Mother Is God In The Eyes Of A Child (Part 4)

There is nothing in this world that can prepare you for the day you’ll see your parents get older, I mean I know it’s supposed to happen because that’s how life happens, but still the process messes with you mind. It took some time to understand that my grandmother couldn’t do anything for herself anymore, like all my life I’ve known her as the stubborn woman who always did things herself, quite pedantic to be honest and loved being clean. She was a ruler and militant as well, one of her best thing was to wake us up on a Saturday to clean the house and make us smell the fresh air before it gets polluted. By the time 8am came around everything was done, including eating and bathing. At that time I didn’t understand why we had to move to my grandmother’s and I thought my mother’s relationship with her mother was perfect until I grew up and then I picked up the hostility between the two.

My mother was not raised by my grandmother because she had to work in the city to provide for her, while she stayed behind in Magaliesburg to finish school. When she eventually finished school and moved to Johannesburg, she couldn’t stay with her because my grandmother lived in hostel which didn’t allow kids at the time. So she lived with her cousins in Tembisa, where she wasn’t treated well from the sound of it and she was often reminded that that was not her home. When she was in Matric she fell pregnant by her high school sweetheart – my father. My father’s background is the opposite of my mother’s, my father came from a well-off family that had built a name for itself in the township. My paternal grandfather was someone important at the council or something like that, but it was called Peri Urban at the time. My father was the last born and he didn’t have the pressures his older siblings had and therefore how he raised us was slightly different, he was involved in our lives – fully. He was an entrepreneur and on his not so busy days he would pick me up from school and get me Nando’s or Something Fishy. My mother worked at Pick n Pay till her last days, she knocked off around 7pm every night.

There was never a time when I believed that my parents didn’t love me. I was very naughty as a child and I got a hiding from my mother almost every weekend, I was called weekend special because every weekend I would do something to annoy my mother. My father gave me a hiding once and it wasn’t even my fault that day; a neighbour had bought a bike and told he was gonna collect it, only to later found out that he had stolen it. That day, I knew that crime was not for me, because how could I even fall for that lie nje?

I grew up in a big household because my father, being the last born, was to inherit everything from my grandfather. Our house was filled with cousins during holidays, at times my mother would be upset about the arrangement and would ask my father to buy his own house, well I didn’t mind really, but I understood where my mother was coming from. To be honest, I had a really happy childhood and my expectations of the world is built from that and at times I am naive because I have hope in love and relationships; it’s all I know from home. Growing older, you realize that not everyone has the same background therefore their outlook is different.
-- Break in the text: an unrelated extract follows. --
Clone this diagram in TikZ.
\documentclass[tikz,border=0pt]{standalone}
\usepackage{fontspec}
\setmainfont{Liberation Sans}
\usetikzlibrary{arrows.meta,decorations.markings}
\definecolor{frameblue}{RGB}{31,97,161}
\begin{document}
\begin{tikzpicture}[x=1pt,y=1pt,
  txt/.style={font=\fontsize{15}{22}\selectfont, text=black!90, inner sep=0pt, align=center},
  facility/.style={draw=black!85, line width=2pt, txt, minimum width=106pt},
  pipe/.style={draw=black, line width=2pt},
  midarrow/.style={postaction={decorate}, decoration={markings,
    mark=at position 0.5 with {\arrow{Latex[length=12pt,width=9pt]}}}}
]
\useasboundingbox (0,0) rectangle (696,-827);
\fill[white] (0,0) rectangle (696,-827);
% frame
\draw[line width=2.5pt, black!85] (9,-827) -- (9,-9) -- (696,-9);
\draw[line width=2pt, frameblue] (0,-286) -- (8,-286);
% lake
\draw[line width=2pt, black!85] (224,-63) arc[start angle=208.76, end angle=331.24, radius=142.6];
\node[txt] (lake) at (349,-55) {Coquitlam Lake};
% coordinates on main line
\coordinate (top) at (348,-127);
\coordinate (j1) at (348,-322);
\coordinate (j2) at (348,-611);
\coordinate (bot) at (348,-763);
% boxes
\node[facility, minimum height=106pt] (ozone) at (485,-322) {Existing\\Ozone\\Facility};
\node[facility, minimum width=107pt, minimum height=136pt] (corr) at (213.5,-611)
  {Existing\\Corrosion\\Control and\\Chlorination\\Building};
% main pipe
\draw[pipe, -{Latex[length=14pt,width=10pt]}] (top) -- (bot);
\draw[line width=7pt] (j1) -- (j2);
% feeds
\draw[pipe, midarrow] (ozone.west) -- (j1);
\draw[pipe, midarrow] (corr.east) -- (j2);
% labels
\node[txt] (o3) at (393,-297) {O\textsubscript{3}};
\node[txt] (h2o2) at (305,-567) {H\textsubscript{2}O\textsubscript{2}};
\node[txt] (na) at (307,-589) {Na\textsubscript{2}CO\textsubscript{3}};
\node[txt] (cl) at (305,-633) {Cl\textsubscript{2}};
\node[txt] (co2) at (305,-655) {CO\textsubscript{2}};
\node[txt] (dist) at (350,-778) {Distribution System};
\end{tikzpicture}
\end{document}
The one thing I admired about my mother was that she always supported us, even when she didn’t understand what we did or our talents. I played soccer, did athletics, swimming, drawing and graphic design. My mother was tiny but fierce with her mouth – she was feared by my father’s family because apparently if they got her upset she spilt family secrets. She wanted to build the home that she never had growing up, with her only having met her father for the first time in the late 90’s, she appreciated that we had an involved father in our lives. My mother tried to protect me from the worlds pain because i think she saw how naive i was and how sheltered i was. My mother was not good with regards to speak about the things that has hurt her and she has found a mechanism of surviving this world and after my father passing her main focus was raising us and making sure that we have the things we need to succeed. My mother kept a lot of things away from us even in her last on earth she protected us as best as she can, tie this day i don’t know how she did it.

My mother began to get sick and she lost weight, but I don’t pay much mind to it because she was my mother, she would bounce back, as she always did. She got better and I’m like thats my mother. The focus was always my grandmother because now she was  on her death bed, she would leave us at any time and  I thought I was prepared for it as we had spoken about it with her all the time. Nothing could have prepared me for the next few months and the events that took place in our household.